Entrepreneurship might be said to require two steps: the establishment of a viable business, and the growth of that business into a larger enterprises that attract investor attention and financing.
To get started as a business owner, the list of requirements is generally fairly obvious: education, the infrastructure to conduct business, and access to critical inputs and finance.
When it comes to basic education, sub-Saharan Africa has certainly made strides. The ratio of female-to-male secondary school enrollment has grown from about 65 percent in the 1970s to over 80 percent in 2010.
On the other hand, women still trail men quite significantly in tertiary enrollment, with just over 60 women for every 100 men at university.
This is an issue that would certainly need to be addressed if sub-Saharan Africa wishes to field more opportunities for the investment world to finance; while education certainly doesn't guarantee business success, it can surely encourage it.
That being said, there are increasing numbers of women at the upper echelons of power and government, and as women filter into the ranks of the powerful they become role models for those who would follow.
The share of parliamentary seats held by women rose from 10 percent in 1990 to over 20 percent in 2012; Rwanda leads the continent, with female members comprising 57 percent of parliament.
Sub-Saharan African women also work in great numbers, with a female labor force participation rate (representing the rate of working-age women who are actually in the labor force) of over 63 percent, among the highest in the world.
"There are still relatively few women at the top of African private equity but that is steadily changing and the numbers increasing across the continent... With regards to recipients of finance this too is strong and there are great examples of investee companies founded and headed up by women," Nonnie Wanjihia, executive director of the East Africa Venture Capital Association, told AFKInsider.
"Shifting Social Norms"
The precariousness of getting to that stepping stone, of course, varies.
"There are enormous cultural, institutional, and legal differences across Africa," said van der Merwe, "With each jurisdiction offering different degrees of economic freedom for women."
One major and obvious constraint is the secondary role most women assume when it comes to paid work.
By estimate, worldwide women spend twice as much time as men on household work and four times as much time on childcare. They also tend to work in the informal sector and in traditional or low-paying roles.
Thus, encouraging further labor participation and entrepreneurship is not just a matter of providing the right tools in terms of education and finance: social norms will also need to shift to give women time to spend on their businesses, should they choose to.
Policy experiments to help encourage this shift abound, though some seem to be more successful than others. The key takeaway is that education in itself is not enough — the right kind of education can create the economic and social incentives required to make a change.
Another critical restraint is finance: one study found that differences in productivity between female- and male-owned businesses are largely due to inequality of access to "productive inputs."

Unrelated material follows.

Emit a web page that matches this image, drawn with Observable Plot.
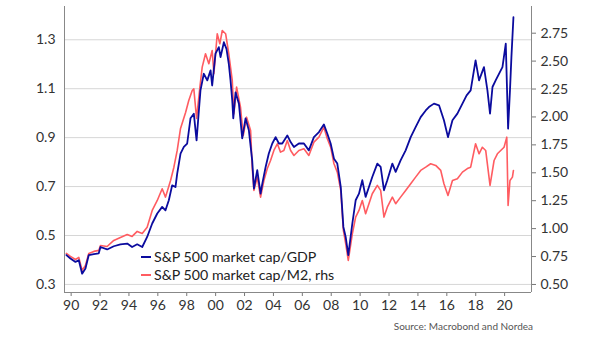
<!DOCTYPE html>
<html><head><meta charset="utf-8">
<script src="https://cdn.jsdelivr.net/npm/d3@7"></script>
<script src="https://cdn.jsdelivr.net/npm/@observablehq/plot@0.6"></script>
<style>
body{margin:0;background:#fff;font-family:Lato,"Open Sans",sans-serif;}
#wrap{position:relative;width:605px;height:341px;overflow:hidden;}
.leg{position:absolute;left:141px;font-size:14.2px;color:#222;line-height:18px;white-space:nowrap;}
.sw{display:inline-block;width:10px;height:2px;vertical-align:middle;margin-right:3px;position:relative;top:-1px;}
#src{position:absolute;top:320px;right:72px;font-size:10px;color:#555;}
</style></head><body><div id="wrap"></div>
<script>
const gdpYears = [1989.67,1989.95,1990.30,1990.53,1990.76,1990.99,1991.22,1991.57,1991.91,1992.03,
1992.49,1992.95,1993.41,1993.88,1994.22,1994.57,1994.92,1995.26,1995.61,1995.96,
1996.30,1996.53,1996.76,1996.99,1997.22,1997.34,1997.57,1997.80,1998.03,1998.26,
1998.49,1998.68,1998.84,1998.95,1999.18,1999.42,1999.65,1999.76,1999.99,2000.22,
2000.34,2000.57,2000.75,2000.91,2001.03,2001.15,2001.22,2001.38,2001.61,2001.84,
2002.07,2002.30,2002.53,2002.65,2002.88,2003.11,2003.23,2003.46,2003.68,2003.92,
2004.15,2004.38,2004.61,2004.96,2005.19,2005.42,2005.76,2006.11,2006.45,2006.80,
2007.15,2007.49,2007.73,2007.96,2008.19,2008.42,2008.66,2008.84,2009.00,2009.18,
2009.46,2009.69,2009.92,2010.15,2010.38,2010.61,2010.84,2011.19,2011.42,2011.65,
2011.88,2012.23,2012.46,2012.80,2013.15,2013.50,2013.84,2014.19,2014.54,2014.76,
2015.11,2015.46,2015.80,2016.08,2016.39,2016.73,2017.08,2017.37,2017.65,2017.99,
2018.23,2018.57,2018.81,2018.99,2019.16,2019.38,2019.61,2019.85,2020.08,2020.24,
2020.37,2020.47,2020.61];
const gdpValues = [0.420,0.406,0.392,0.399,0.344,0.365,0.420,0.424,0.427,0.453,
0.443,0.456,0.464,0.467,0.453,0.464,0.453,0.494,0.549,0.590,
0.617,0.603,0.644,0.705,0.698,0.753,0.835,0.862,0.876,0.979,
0.998,0.889,1.011,1.093,1.161,1.134,1.175,1.113,1.243,1.270,
1.229,1.290,1.263,1.202,1.134,1.052,0.979,1.085,1.039,0.897,
0.979,0.930,0.807,0.692,0.767,0.671,0.712,0.780,0.835,0.876,
0.902,0.876,0.876,0.909,0.882,0.862,0.876,0.876,0.848,0.902,
0.923,0.954,0.916,0.876,0.814,0.794,0.698,0.535,0.494,0.420,
0.549,0.644,0.671,0.726,0.658,0.698,0.739,0.794,0.780,0.685,
0.726,0.794,0.760,0.807,0.848,0.902,0.943,0.984,1.011,1.025,
1.039,1.032,0.971,0.902,0.971,0.998,1.039,1.073,1.093,1.216,
1.134,1.188,1.093,0.998,1.107,1.134,1.161,1.188,1.284,0.937,
1.093,1.229,1.392];
const m2Years = [1989.67,1989.95,1990.30,1990.53,1990.76,1990.99,1991.22,1991.57,1991.91,1992.03,
1992.49,1992.95,1993.41,1993.88,1994.22,1994.57,1994.92,1995.26,1995.61,1995.96,
1996.30,1996.53,1996.88,1997.11,1997.34,1997.57,1997.92,1998.14,1998.38,1998.49,
1998.68,1998.91,1999.07,1999.30,1999.53,1999.76,1999.88,2000.11,2000.29,2000.46,
2000.69,2000.91,2001.15,2001.26,2001.45,2001.72,2001.91,2002.14,2002.42,2002.53,
2002.65,2002.88,2003.11,2003.34,2003.57,2003.80,2004.03,2004.27,2004.49,2004.72,
2004.96,2005.19,2005.42,2005.76,2006.11,2006.45,2006.80,2007.15,2007.49,2007.73,
2007.96,2008.19,2008.42,2008.66,2008.84,2009.00,2009.18,2009.46,2009.69,2009.92,
2010.15,2010.38,2010.61,2010.84,2011.19,2011.42,2011.65,2011.88,2012.23,2012.46,
2012.80,2013.15,2013.50,2013.84,2014.19,2014.54,2014.88,2015.23,2015.58,2015.80,
2016.08,2016.39,2016.73,2017.08,2017.42,2017.65,2017.99,2018.23,2018.46,2018.69,
2018.99,2019.27,2019.50,2019.73,2019.96,2020.15,2020.24,2020.37,2020.54,2020.61];
const m2Values = [0.778,0.751,0.724,0.742,0.626,0.670,0.778,0.796,0.805,0.849,
0.840,0.894,0.921,0.948,0.930,0.975,0.957,1.013,1.163,1.252,
1.357,1.282,1.431,1.550,1.700,1.897,2.040,2.147,2.237,2.252,
1.986,2.267,2.446,2.566,2.476,2.595,2.387,2.745,2.655,2.774,
2.745,2.566,2.327,2.028,2.267,2.088,1.834,1.998,1.879,1.550,
1.342,1.461,1.282,1.431,1.536,1.610,1.700,1.760,1.685,1.700,
1.789,1.700,1.655,1.700,1.715,1.655,1.774,1.819,1.908,1.805,
1.729,1.581,1.506,1.342,0.984,0.865,0.715,0.954,1.103,1.163,
1.252,1.133,1.223,1.312,1.387,1.342,1.103,1.192,1.282,1.223,
1.282,1.342,1.402,1.461,1.521,1.550,1.581,1.566,1.521,1.402,
1.297,1.431,1.447,1.506,1.538,1.550,1.760,1.670,1.729,1.700,
1.387,1.610,1.670,1.700,1.729,1.819,1.207,1.431,1.461,1.521];

const xTickYears = [1990,1992,1994,1996,1998,2000,2002,2004,2006,2008,2010,2012,2014,2016,2018,2020];
const leftTicks = [0.3,0.5,0.7,0.9,1.1,1.3];
const rightTicks = [0.5,0.75,1.0,1.25,1.5,1.75,2.0,2.25,2.5,2.75];
const seriesNames = ["S&P 500 market cap/GDP","S&P 500 market cap/M2, rhs"];
const seriesColors = ["#0b0b9e","#ff5c61"];
const sourceText = "Source: Macrobond and Nordea";

const xDomain = [1989.54, 2021.86];
const leftDomain = [0.267, 1.436];
const rightDomain = [0.428, 2.989];

const toLeft = d3.scaleLinear().domain(rightDomain).range(leftDomain);
const gdp = gdpYears.map((t,i)=>({t, v: gdpValues[i]}));
const m2 = m2Years.map((t,i)=>({t, v: toLeft(m2Values[i])}));

const chart = Plot.plot({
  width: 605, height: 318,
  marginLeft: 64, marginRight: 74, marginTop: 6, marginBottom: 26,
  style: {fontFamily: "Lato, 'Open Sans', sans-serif", fontSize: "14px", color: "#333", background: "#fff", overflow: "visible"},
  x: {type: "linear", domain: xDomain},
  y: {domain: leftDomain},
  marks: [
    Plot.gridY(leftTicks, {stroke: "#d6d6d6", strokeOpacity: 1, strokeWidth: 1}),
    Plot.axisY(leftTicks, {anchor: "left", tickSize: 0, tickPadding: 9, tickFormat: d => d.toFixed(1), label: null}),
    Plot.axisY(rightTicks.map(toLeft), {anchor: "right", tickSize: 4, tickPadding: 5, stroke: "#777", tickFormat: d => toLeft.invert(d).toFixed(2), label: null}),
    Plot.axisX(xTickYears, {anchor: "bottom", tickSize: 4, tickPadding: 4, stroke: "#777", tickFormat: d => String(d % 100).padStart(2, "0"), label: null}),
    Plot.ruleX(xDomain, {stroke: "#888"}),
    Plot.ruleY([leftDomain[0]], {stroke: "#888"}),
    Plot.line(m2, {x: "t", y: "v", stroke: seriesColors[1], strokeWidth: 1.6}),
    Plot.line(gdp, {x: "t", y: "v", stroke: seriesColors[0], strokeWidth: 1.8})
  ]
});
const wrap = document.getElementById("wrap");
wrap.appendChild(chart);
[248, 266].forEach((top, i) => {
  const d = document.createElement("div");
  d.className = "leg";
  d.style.top = top + "px";
  d.innerHTML = `<span class="sw" style="background:${seriesColors[i]}"></span>`;
  d.appendChild(document.createTextNode(seriesNames[i]));
  wrap.appendChild(d);
});
const s = document.createElement("div");
s.id = "src"; s.textContent = sourceText;
wrap.appendChild(s);
</script></body></html>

While it is a rather thorny and complex issue with not simple answer, the benefits to investing in women when it comes to entrepreneurship and work are well-documented.
"Investing in women"
Working women can have an outsize effect on macroeconomic growth; one estimate puts annual GDP per capita losses from women's underemployment at up to 27 percent, depending on the region.
Women working is so important that the International Labor Organization regards it as the most powerful means of poverty reduction in developing countries.
This could in part be driven by the fact that women are more likely to spend their incomes on their children and their communities, creating what development experts call a "virtuous cycle" of ever-increasing returns.
More income sources for families can also help on a personal level, not only with respect to smoothing income but to tipping the balance of power in relationships (there is a wealth of economic literature on power and negotiation in relationships which is far beyond the scope of this article).
But, again, there is a large step between owning a small business and owning a high-growth, investor-backed one.
To get from small business to private equity-financed business will simply require more: more education, more access, and more opportunity. Start-up financing could be an important part of this.
Van der Merwe said, "Increased access to funding and business guiding at this early stage... would serve to break some of the many obstacles faced by women — and would help unleash broader and more balanced economic development and growth."
The support of female entrepreneurs will also require those more basic general measures that help all entrepreneurs: education, infrastructure, access to finance and markets, and of course, for the large swaths of the African population it is relevant to, the very basics around health and nourishment.
For those ambitious women who wish to pursue it, a self-starting attitude is key.
"Women need to arm themselves with knowledge by, for example, learning about private equity from whichever source available," said Wanjihia.
Both the EAVCA and SAVCA host regular networking events targeting women, for those either seeking funding or involved in the private equity industry already. Van der Merwe says that the SAVCA events are increasingly well-attended.
Thus, while the issue of encouraging entrepreneurship requires effort on a number of fronts, its benefits underscore a clear message: women can and should be a major part of the African powerhouse. It's just a matter of getting there.